Comment From: j-bennet

Is part of this due to Python's string caching? https://stackoverflow.com/a/16757434

Pretty sure this is the case for the not-all-unique dataset, yes. But then, shouldn't pandas know that the data doesn't really occupy 106Mb?

Comment From: j-bennet

I see more than one thing being weird in this experiment:

  1. if arrow strings should only occupy 56Mb according to pandas, why do I see a 117Mb bump in process memory (~2x)
  2. with only 1/10 strings being unique, assuming cpython string caching is a factor, why does Pandas still estimate memory usage as 106Mb.
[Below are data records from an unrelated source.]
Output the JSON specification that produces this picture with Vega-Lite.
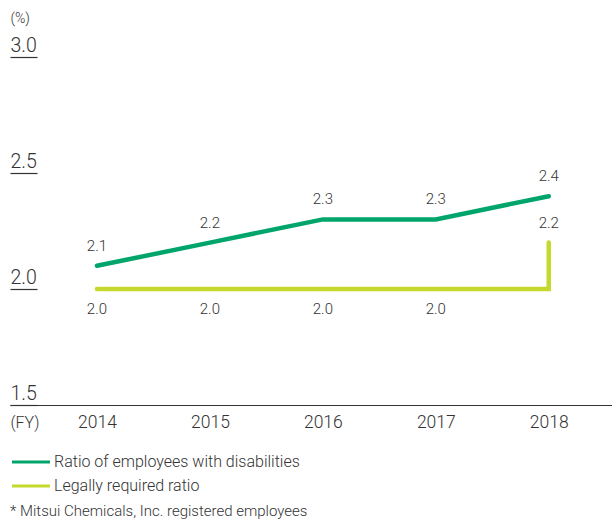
{
  "$schema": "https://vega.github.io/schema/vega-lite/v6.json",
  "width": 602,
  "height": 348,
  "autosize": {"type": "none"},
  "padding": {"left": 10, "top": 57, "right": 0, "bottom": 116},
  "background": "white",
  "config": {
    "view": {"stroke": null},
    "font": "Roboto",
    "text": {"font": "Roboto", "fontSize": 15, "fontWeight": 300, "color": "#333333"}
  },
  "title": {
    "text": "* Mitsui Chemicals, Inc. registered employees",
    "orient": "bottom",
    "anchor": "start",
    "frame": "group",
    "font": "Roboto",
    "fontSize": 15,
    "fontWeight": 300,
    "color": "#333333",
    "offset": 10
  },
  "data": {
    "values": [
      {"series": "Ratio of employees with disabilities", "year": 2014, "value": 2.1, "ord": 1, "lab": "above"},
      {"series": "Ratio of employees with disabilities", "year": 2015, "value": 2.2, "ord": 2, "lab": "above"},
      {"series": "Ratio of employees with disabilities", "year": 2016, "value": 2.3, "ord": 3, "lab": "above"},
      {"series": "Ratio of employees with disabilities", "year": 2017, "value": 2.3, "ord": 4, "lab": "above"},
      {"series": "Ratio of employees with disabilities", "year": 2018, "value": 2.4, "ord": 5, "lab": "above"},
      {"series": "Legally required ratio", "year": 2014, "value": 2.0, "ord": 1, "lab": "below"},
      {"series": "Legally required ratio", "year": 2015, "value": 2.0, "ord": 2, "lab": "below"},
      {"series": "Legally required ratio", "year": 2016, "value": 2.0, "ord": 3, "lab": "below"},
      {"series": "Legally required ratio", "year": 2017, "value": 2.0, "ord": 4, "lab": "below"},
      {"series": "Legally required ratio", "year": 2018, "value": 2.0, "ord": 5, "lab": "none"},
      {"series": "Legally required ratio", "year": 2018, "value": 2.2, "ord": 6, "lab": "above"}
    ]
  },
  "encoding": {
    "x": {
      "field": "year",
      "type": "quantitative",
      "scale": {"domain": [2013.23, 2018.56], "nice": false, "zero": false},
      "axis": {
        "values": [2014, 2015, 2016, 2017, 2018],
        "format": "d",
        "title": "(FY)",
        "titleAngle": 0,
        "titleX": 0,
        "titleY": 22,
        "titleAlign": "left",
        "titleBaseline": "alphabetic",
        "titleFont": "Roboto",
        "titleFontSize": 16,
        "titleFontWeight": 300,
        "titleColor": "#333333",
        "ticks": false,
        "tickSize": 0,
        "labelPadding": 8,
        "labelFont": "Roboto",
        "labelFontSize": 17.5,
        "labelFontWeight": 300,
        "labelColor": "#333333",
        "domainColor": "#333333",
        "domainWidth": 1.2,
        "grid": false
      }
    },
    "y": {
      "field": "value",
      "type": "quantitative",
      "scale": {"domain": [1.5, 3.0], "nice": false, "zero": false},
      "axis": {
        "values": [1.5, 2.0, 2.5, 3.0],
        "format": ".1f",
        "title": "(%)",
        "titleAngle": 0,
        "titleX": -27,
        "titleY": -35,
        "titleAlign": "left",
        "titleBaseline": "alphabetic",
        "titleFont": "Roboto",
        "titleFontSize": 14,
        "titleFontWeight": 300,
        "titleColor": "#333333",
        "offset": -27,
        "domain": false,
        "grid": false,
        "tickSize": 27,
        "tickColor": "#333333",
        "tickWidth": 1.2,
        "labelAlign": "left",
        "labelBaseline": "alphabetic",
        "labelPadding": 0,
        "labelOffset": -6,
        "labelFont": "Roboto",
        "labelFontSize": 19.5,
        "labelFontWeight": 300,
        "labelColor": "#333333"
      }
    }
  },
  "layer": [
    {
      "mark": {"type": "line", "strokeWidth": 4.5, "strokeCap": "round", "strokeJoin": "miter"},
      "encoding": {
        "color": {
          "field": "series",
          "type": "nominal",
          "scale": {
            "domain": ["Ratio of employees with disabilities", "Legally required ratio"],
            "range": ["#00a56b", "#c5d92d"]
          },
          "legend": {
            "orient": "none",
            "legendX": 10,
            "legendY": 394,
            "title": null,
            "symbolType": "M-2,0H2",
            "symbolSize": 361,
            "symbolStrokeWidth": 3,
            "symbolFillColor": "transparent",
            "labelFont": "Roboto",
            "labelFontSize": 16,
            "labelFontWeight": 300,
            "labelColor": "#333333",
            "labelOffset": 12,
            "labelLimit": 500,
            "rowPadding": 5
          }
        },
        "order": {"field": "ord", "type": "quantitative"}
      }
    },
    {
      "transform": [{"filter": "datum.lab == 'above'"}],
      "mark": {"type": "text", "dy": -15, "baseline": "alphabetic"},
      "encoding": {"text": {"field": "value", "type": "quantitative", "format": ".1f"}}
    },
    {
      "transform": [{"filter": "datum.lab == 'below'"}],
      "mark": {"type": "text", "dy": 25, "baseline": "alphabetic"},
      "encoding": {"text": {"field": "value", "type": "quantitative", "format": ".1f"}}
    }
  ]
}
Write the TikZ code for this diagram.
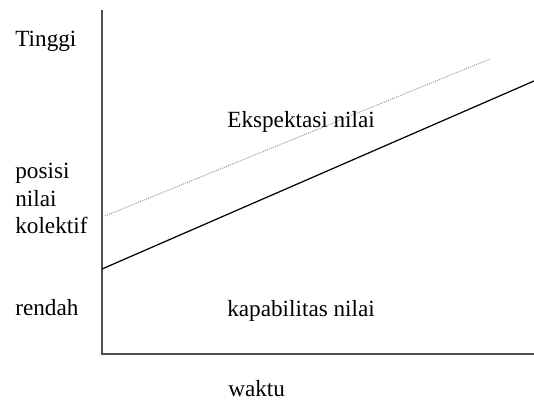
\documentclass[tikz,border=0pt]{standalone}
\usepackage{fontspec}
\setmainfont{Liberation Serif}
\definecolor{axisgray}{HTML}{505050}
\definecolor{dotgray}{HTML}{8A8A8A}
\begin{document}
\begin{tikzpicture}[x=0.02cm,y=-0.02cm,font=\fontsize{13.2}{15.6}\selectfont,every node/.style={text=black,inner sep=0pt}]
\useasboundingbox (0,0) rectangle (534,401);
% axes: value position upward, time to the right
\coordinate (ytop) at (102,10);
\coordinate (origin) at (102,354);
\coordinate (xend) at (534,354);
\draw[axisgray,line width=.85pt] (ytop) -- (origin) -- (xend);
% value capability (solid) and value expectation (dotted)
\coordinate (capstart) at (102,269);
\coordinate (capend) at (534,81);
\coordinate (expstart) at (105,216);
\coordinate (expend) at (490,59);
\draw[black,line width=.7pt] (capstart) -- (capend);
\draw[dotgray,line width=.45pt,dash pattern=on .6pt off .6pt] (expstart) -- (expend);
% labels
\node[anchor=base west] (tinggi) at (15,47) {Tinggi};
\foreach \y/\word in {179/posisi,206.5/nilai,234/kolektif}{
  \node[anchor=base west] (\word) at (15,\y) {\word};
}
\node[anchor=base west] (rendah) at (15,316) {rendah};
\node[anchor=base west] (ekspektasi) at (227,128) {Ekspektasi nilai};
\node[anchor=base west] (kapabilitas) at (227,317) {kapabilitas nilai};
\node[anchor=base west] (waktu) at (228,397) {waktu};
\end{tikzpicture}
\end{document}
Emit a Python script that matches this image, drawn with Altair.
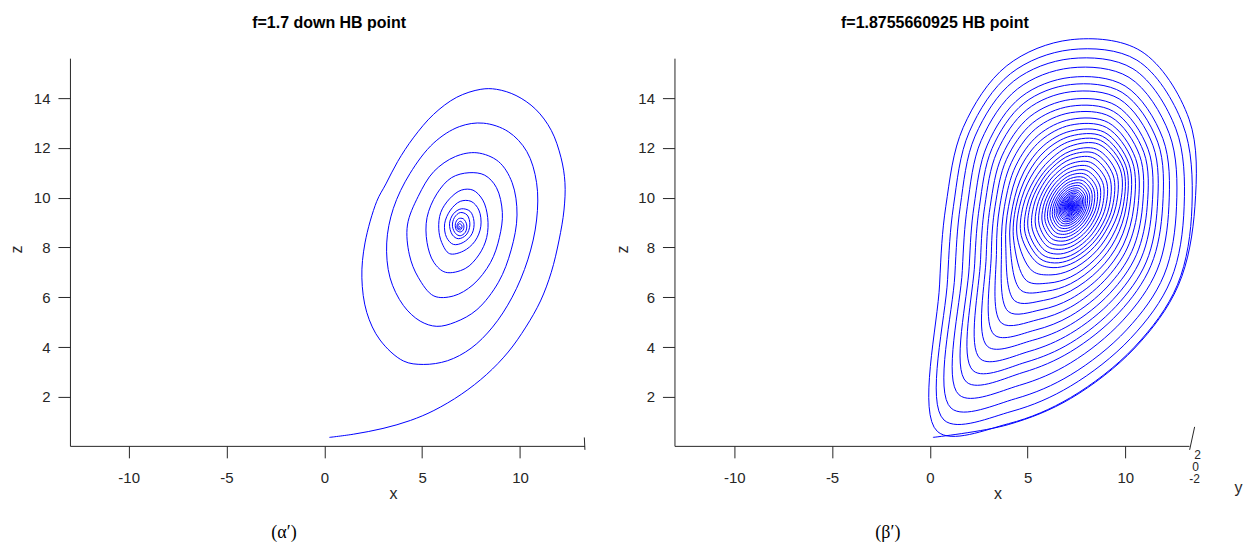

Basically, from this experiment, it looks like I don't save any memory by using arrow strings, and if my data is not completely unique, objects would actually fare better, because of internal Python optimizations. Is that the conclusion I should make?

Comment From: rhshadrach

But then, shouldn't pandas know that the data doesn't really occupy 106Mb?

I don't see why/how pandas would know this. Currently we just take the size for each value.